By Kendall McGee | June 7, 2021 at 2:32 PM EDT – Updated June 7 at 4:10 PM
WILMINGTON, N.C. (WECT) – Its been four years since news broke that GenX was found in the drinking water of thousands of people in the region.
Since the discovery, there’s been lawsuits, protests and the promise of new regulations, but this spring scientists have announced promising research that could change how we handle environmental disasters in the future.
Wilmington researchers are one step closer to unlocking the secrets of the ocean. As corals die, experts are seeing sea sponges take over and make their mark on the ecosystem.
“We are one of the first groups that have been doing this kind of work, to see what sponges are doing to the molecules in the seawater,” said UNCW PHD student Lauren Olinger.
Samples are collected in the coral reefs of Belize and analyzed at UNCW.
Olinger and her team are using cutting edge techniques to test the water samples, and have found that the sea sponges they’re studying are actually eating material dissolved in the water. Some of the “food” the animals are taking in are considered pollutants.
“The really novel result of Lauren’s work is that among the dissolved molecules in the seawater are compounds that have halides, things like bromine and chlorine associated with them, and Wilmingtonians will know those kind of compounds are the PFOAS that are in the Cape Fear River that are produced in the process of making Teflon,” said Marine Biology professor Joe Pawlik.
In a nutshell, these sea sponges are eating toxic material, like PFAS.
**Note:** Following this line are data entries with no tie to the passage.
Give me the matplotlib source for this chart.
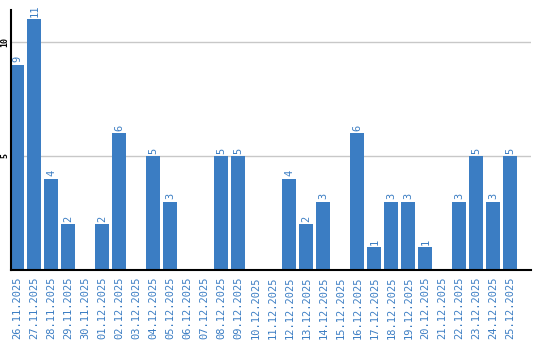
import matplotlib
matplotlib.use("Agg")
from matplotlib import pyplot as plt
import numpy as np

dates = ["26.11.2025", "27.11.2025", "28.11.2025", "29.11.2025", "30.11.2025",
         "01.12.2025", "02.12.2025", "03.12.2025", "04.12.2025", "05.12.2025",
         "06.12.2025", "07.12.2025", "08.12.2025", "09.12.2025", "10.12.2025",
         "11.12.2025", "12.12.2025", "13.12.2025", "14.12.2025", "15.12.2025",
         "16.12.2025", "17.12.2025", "18.12.2025", "19.12.2025", "20.12.2025",
         "21.12.2025", "22.12.2025", "23.12.2025", "24.12.2025", "25.12.2025"]
counts = [9, 11, 4, 2, 0, 2, 6, 0, 5, 3, 0, 0, 5, 5, 0,
          0, 4, 2, 3, 0, 6, 1, 3, 3, 1, 0, 3, 5, 3, 5]
yticks = [5, 10]

blue = "#3b7dc3"
mono = "DejaVu Sans Mono"

fig = plt.figure(figsize=(5.4, 3.4), dpi=100)
ax = fig.add_axes([10.5 / 540, 70 / 340, 520.5 / 540, 260 / 340])

x = np.arange(len(dates))
bw = 14 / 17
ax.bar(x, counts, width=bw, align="edge", color=blue, zorder=2)

for xi, c in zip(x, counts):
    if c > 0:
        ax.text(xi + bw / 2, c + 0.1, str(c), rotation=90, ha="center", va="bottom",
                color=blue, fontsize=7.5, family=mono)

ax.set_xlim(0, 30.62)
ax.set_ylim(0, 11.4)
ax.set_yticks(yticks)
ax.set_yticklabels([str(t) for t in yticks], rotation=90, va="center",
                   fontsize=6, fontweight="bold", family=mono)
ax.grid(axis="y", color="#c8c8c8", linewidth=1, zorder=0)
ax.tick_params(axis="y", length=0, pad=1)

ax.set_xticks(x + bw / 2)
ax.set_xticklabels(dates, rotation=90, color=blue, fontsize=7.5, family=mono,
                   va="top", ha="center")
ax.tick_params(axis="x", length=0, pad=5)

for s in ["top", "right"]:
    ax.spines[s].set_visible(False)
ax.spines["left"].set_linewidth(1.5)
ax.spines["bottom"].set_linewidth(1.5)

fig.savefig("out.png", dpi=100)
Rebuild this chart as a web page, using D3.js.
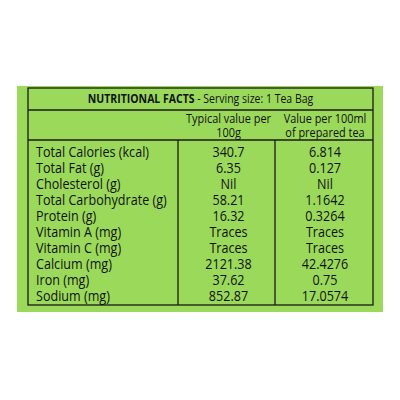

“In the future, if research determines that the sponges are able to take up pollutants like flame retardants, PCBs, then there might be some bioremediation,” said Olinger. “Create little areas sponges are, to try and remove pollutants out of the seawater.”
It’s a hopeful first chapter for environmentalists and a redemption story for the humble sea sponge.
“Sponges are not primitive. Everyone talks about sponges like they’re hardly animals, right, but the things they do are really sophisticated and amazing,” added Pawlick.
Olinger’s work can be found in the May 2021 edition of Frontiers in Marine Science.